“Most days I’m like the other birds. Other days though, I’m not. And I have to be very brave.”
Avery, a new children’s book produced through a collaboration between the University of Cambridge and Anglia Ruskin University, tells the story of a young bird who is born to be different from other birds.
The book is the brainchild of Professor Lucy Raymond, a rare disease expert at the University of Cambridge, who wanted to create something for children and parents to share about their illness and about taking part in research.
“Being born with a genetic disease can be confusing and frightening, not only for a child, but also their parents and siblings,” says Lucy. “We created this children’s book to help parents start what is often a difficult conversation with their child. It’s to help the children make sense of what’s happening to them. But it’s also to include siblings in what is happening to their brother or sister.”
To help realise her ambition, Lucy worked with children’s illustrator Marta Altes, whom she met through the Cambridge School of Art at Anglia Ruskin University, where Marta obtained her MA in Children’s Book Illustration. Marta had previously produced children’s book My Grandpa, which aims to help children understand old age and how the elderly are different from them.
“This was an amazing project to be involved with, but I felt a real pressure to get it right for the sake of the families who I hope will read the book,” says Marta.
Over the course of a year, Lucy and Marta worked together closely to develop the character of Avery and the story, bringing in situations that reflected the real experiences of families affected by these rare diseases.
“We felt that Avery couldn’t be a child, but should be an animal, and we decided not to say whether Avery is a boy or a girl: it’s up to the reader to decide,” says Marta. “That way, all children would be able to relate to the story, no matter who they were.
“We came up with the idea of making Avery a bird who couldn’t fly as well as its own brother or sister — there’s something poetic and very moving about this.”

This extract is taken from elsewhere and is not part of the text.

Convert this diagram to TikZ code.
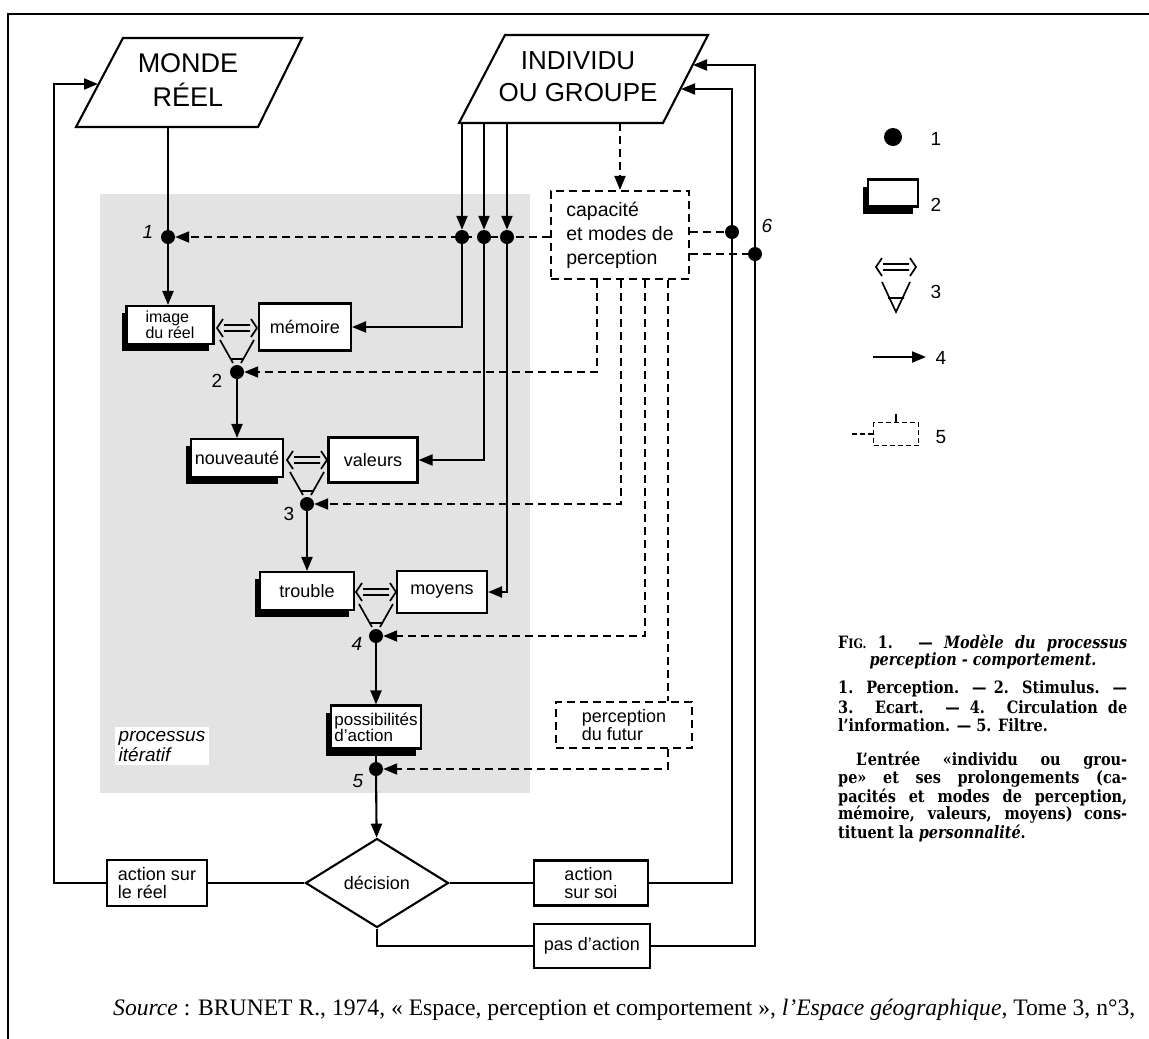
\documentclass[tikz,border=0pt]{standalone}
\usepackage{fontspec}
\setmainfont{Liberation Serif}
\setsansfont{Liberation Sans}
\newfontfamily\capfont[FakeStretch=0.85]{DejaVu Serif}
\usetikzlibrary{arrows.meta}
\usetikzlibrary{shapes.geometric}
\usetikzlibrary{shadows}
\usetikzlibrary{calc}

\tikzset{
  box/.style={draw,line width=2.1pt,fill=white,inner sep=2pt,align=left,font=\sffamily\fontsize{18}{18}\selectfont},
  stimbox/.style={box,drop shadow={shadow xshift=-5pt,shadow yshift=-7pt,opacity=1,fill=black}},
  filterbox/.style={box,dash pattern=on 8pt off 5pt},
  dot/.style={circle,fill,inner sep=0pt,minimum size=14pt},
  arr/.style={-{Triangle[length=14pt,width=11pt]}},
  flow/.style={line width=2.1pt},
  filt/.style={line width=2pt,dash pattern=on 8pt off 5pt},
  num/.style={font=\sffamily\fontsize{19}{19}\selectfont},
  captext/.style={anchor=west,inner sep=0pt,font=\capfont\bfseries\fontsize{17}{18}\selectfont},
}

\begin{document}
\begin{tikzpicture}[x=1pt,y=-1pt]
	\useasboundingbox (0,0) rectangle (1149,1039);
	% frame and shaded zone
	\draw[line width=2.5pt] (8,1039) -- (8,14) -- (1149,14);
	\fill[black!11] (100,194) rectangle (530,793);
	\node[fill=white,font=\sffamily\itshape\fontsize{19}{20}\selectfont,align=left,inner sep=4pt] (iter) at (162,746) {processus\\itératif};

	% the two inputs
	\draw[flow,fill=white] (123,38) -- (302,38) -- (258,127) -- (76,127) -- cycle;
	\node[font=\sffamily\fontsize{27}{34}\selectfont,align=center] (monde) at (188,80) {MONDE\\RÉEL};
	\draw[flow,fill=white] (505,35) -- (708,35) -- (663,123) -- (459,123) -- cycle;
	\node[font=\sffamily\fontsize{26}{32}\selectfont,align=center] (indiv) at (578,77) {INDIVIDU\\OU GROUPE};
	\coordinate (mondeB) at (168,127);
	\coordinate (mondeL) at (98,84);
	\coordinate (indB4) at (620,123);
	\coordinate (indR1) at (693,65);
	\coordinate (indR2) at (681,89);
	\coordinate (loopL) at (54,84);
	\coordinate (rr1) at (755,65);
	\coordinate (rr2) at (732,89);

	% points
	\node[dot] (d1) at (168,237) {};
	\foreach \i/\x in {1/462,2/484,3/507} \node[dot] (t\i) at (\x,237) {};
	\node[dot] (d2) at (237,372) {};
	\node[dot] (d3) at (307,504) {};
	\node[dot] (d4) at (376,636) {};
	\node[dot] (d5) at (376,769) {};
	\node[dot] (s1) at (732,232) {};
	\node[dot] (s2) at (755,254) {};
	\node[num] (l1) at (148,232) {\itshape 1};
	\node[num] (l2) at (217,381) {2};
	\node[num] (l3) at (289,514) {3};
	\node[num] (l4) at (357,644) {\itshape 4};
	\node[num] (l5) at (358,781) {\itshape 5};
	\node[num] (l6) at (767,226) {\itshape 6};

	% boxes
	\node[stimbox,minimum width=87pt,minimum height=38pt,font=\sffamily\fontsize{16}{15}\selectfont] (image) at (170,325) {image\\du réel};
	\node[box,minimum width=92pt,minimum height=47pt] (memoire) at (305,327) {mémoire};
	\node[stimbox,minimum width=92pt,minimum height=38pt] (nouv) at (237,458) {nouveauté};
	\node[box,minimum width=89pt,minimum height=45pt] (valeurs) at (373,460) {valeurs};
	\node[stimbox,minimum width=94pt,minimum height=38pt] (trouble) at (307,591) {trouble};
	\node[box,minimum width=90pt,minimum height=42pt] (moyens) at (442,592) {moyens};
	\node[stimbox,minimum width=90pt,minimum height=43pt,font=\sffamily\fontsize{17}{16}\selectfont] (poss) at (376,727) {possibilités\\d’action};
	\node[filterbox,minimum width=138pt,minimum height=88pt,font=\sffamily\fontsize{19.5}{24}\selectfont] (capa) at (620,235) {capacité\\et modes de\\perception};
	\node[filterbox,minimum width=136pt,minimum height=46pt] (futur) at (624,725) {perception\\du futur};
	\node[box,minimum width=100pt,minimum height=46pt] (actreel) at (157,883) {action sur\\le réel};
	\node[box,shape=diamond,minimum width=143pt,minimum height=89pt,inner sep=0pt] (decision) at (377,883) {décision};
	\node[box,minimum width=114pt,minimum height=45pt] (actsoi) at (591,883) {action\\sur soi};
	\node[box,minimum width=116pt,minimum height=44pt] (pasact) at (592,946) {pas d’action};

	% comparators
	\foreach \cx/\cy in {237/328,307/460,376/592}
		\draw[line width=1.7pt] (\cx-14,\cy-9) -- (\cx-20,\cy) -- (\cx-14,\cy+9)
			(\cx+14,\cy-9) -- (\cx+20,\cy) -- (\cx+14,\cy+9)
			(\cx-13,\cy-3) -- (\cx+13,\cy-3) (\cx-13,\cy+3) -- (\cx+13,\cy+3)
			(\cx-17,\cy+12) -- (\cx-4,\cy+35) (\cx+17,\cy+12) -- (\cx+4,\cy+35)
			(\cx-7,\cy+31) -- (\cx+7,\cy+31);

	% information flows
	\draw[flow] (mondeB) -- (d1);
	\draw[flow,arr] (d1) -- (d1 |- image.north);
	\foreach \i/\x in {1/462,2/484,3/507} {
		\coordinate (b\i) at (\x,123);
		\draw[flow,arr] (b\i) -- (t\i);
	}
	\draw[flow,arr] (t1) |- (memoire);
	\draw[flow,arr] (t2) |- (valeurs);
	\draw[flow,arr] (t3) |- (moyens);
	\draw[flow,arr] (d2) -- (nouv);
	\draw[flow,arr] (d3) -- (trouble);
	\draw[flow,arr] (d4) -- (poss);
	\draw[flow] (poss) -- (d5);
	\draw[flow,arr] (d5) -- (decision);

	% filters
	\draw[filt,arr] (capa.west |- d1) -- (d1);
	\draw[filt,arr] (indB4) -- (capa);
	\draw[filt] (capa.east |- s1) -- (s1);
	\draw[filt] (capa.east |- s2) -- (s2);
	\foreach \dx/\d in {47/d2,71/d3,95/d4}
		\draw[filt,arr] ($(capa.south west)+(\dx,0)$) |- (\d);
	\coordinate (cb4) at ($(capa.south west)+(118,0)$);
	\draw[filt] (cb4) -- (cb4 |- futur.north);
	\draw[filt,arr] (futur.south -| cb4) |- (d5);

	% decisions and loops back
	\draw[flow] (decision) -- (actreel);
	\draw[flow,arr] (actreel) -| (loopL) -- (mondeL);
	\draw[flow] (decision) -- (actsoi);
	\draw[flow,arr] (actsoi) -| (rr2) -- (indR2);
	\draw[flow] (decision) |- (pasact);
	\draw[flow,arr] (pasact) -| (rr1) -- (indR1);

	% legend
	\node[dot,minimum size=18pt] (lg1) at (893,137) {};
	\node[stimbox,minimum width=50pt,minimum height=27pt] (lg2) at (893,193) {};
	\draw[line width=1.7pt] (882,258) -- (876,267) -- (882,276) (910,258) -- (916,267) -- (910,276)
		(883,264) -- (909,264) (883,270) -- (909,270)
		(882,282) -- (896,312) -- (910,282) (888,298) -- (904,298);
	\coordinate (lgA) at (873,357);
	\coordinate (lgB) at (926,357);
	\draw[flow,arr] (lgA) -- (lgB);
	\node[draw,line width=1.7pt,dash pattern=on 5pt off 3pt,minimum width=45pt,minimum height=23pt] (lg5) at (896,434) {};
	\draw[line width=1.7pt,dash pattern=on 5pt off 3pt] (lg5.west) -- ++(-21,0);
	\draw[line width=1.7pt] (lg5.north) -- ++(0,-8);
	\node[num] (n1) at (936,139) {1};
	\node[num] (n2) at (936,205) {2};
	\node[num] (n3) at (936,292) {3};
	\node[num] (n4) at (941,358) {4};
	\node[num] (n5) at (941,437) {5};

	% caption
	\node[captext] (c1) at (838,643) {\makebox[289pt][s]{F{\fontsize{13}{13}\selectfont IG.} 1. — \textit{Modèle du processus}}};
	\node[captext,anchor=center] (c2) at (983,661) {\textit{perception - comportement.}};
	\node[captext] (c3) at (838,689) {\makebox[289pt][s]{1. Perception. — 2. Stimulus. —}};
	\node[captext] (c4) at (838,707) {\makebox[289pt][s]{3. Ecart. — 4. Circulation de}};
	\node[captext] (c5) at (838,725) {l’information. — 5. Filtre.};
	\node[captext] (c6) at (838,761) {\makebox[289pt][s]{\hspace*{18pt}L’entrée «individu ou grou-}};
	\node[captext] (c7) at (838,779) {\makebox[289pt][s]{pe» et ses prolongements (ca-}};
	\node[captext] (c8) at (838,797) {\makebox[289pt][s]{pacités et modes de perception,}};
	\node[captext] (c9) at (838,815) {\makebox[289pt][s]{mémoire, valeurs, moyens) cons-}};
	\node[captext] (c10) at (838,833) {tituent la \textit{personnalité}.};

	% source
	\node[anchor=base west,inner sep=0pt] (src) at (113,1015) {\resizebox{1022pt}{!}{\fontsize{22}{26}\selectfont\textit{Source} : BRUNET R., 1974, « Espace, perception et comportement », \textit{l’Espace géographique}, Tome 3, n°3,}};
\end{tikzpicture}
\end{document}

In the story, we hear how Avery plays with friends, but sometimes struggles to keep up, and how sometimes their condition means they spends time in hospital.
There is a message of hope in the book, however, which reflects Lucy’s own work aimed at understanding the causes of genetic disease — and, ultimately, developing new treatments.
“There are lots of birds to help us. And there are lots of families like us. When we are together, we can find new ways to explore, and together, we can find new ways to soar.”
For her studies, Lucy recruits families from all over the UK. She is currently leading IMAGINE ID, a research project funded by the Medical Research Council, which looks at how a child’s DNA affects development, particularly in relation to learning disorders. The study wants to answer a question parents often ask when their child has a genetic condition: “So what does this mean for my child?”
“One of the reasons for producing the book was because there was a gap between the people who take part in our research — the children — and the people who give their consent, their parents,” says Lucy. “Of course, the children are too young to fully understand what’s happening, which is why their parents provide consent, but we hope this book will help them understand the amazing contribution they are making towards understanding these diseases.”
Lucy and Marta produced Avery after speaking to families taking part in IMAGINE ID. Each participating family now receives a copy of the book as a ‘thank you’ for taking part, and Lucy hopes to be able to offer the book to other families with a child affected by a genetic illness.
Avery is now available to order online and costs £8 within the UK and £10 outside of the UK (P&P included).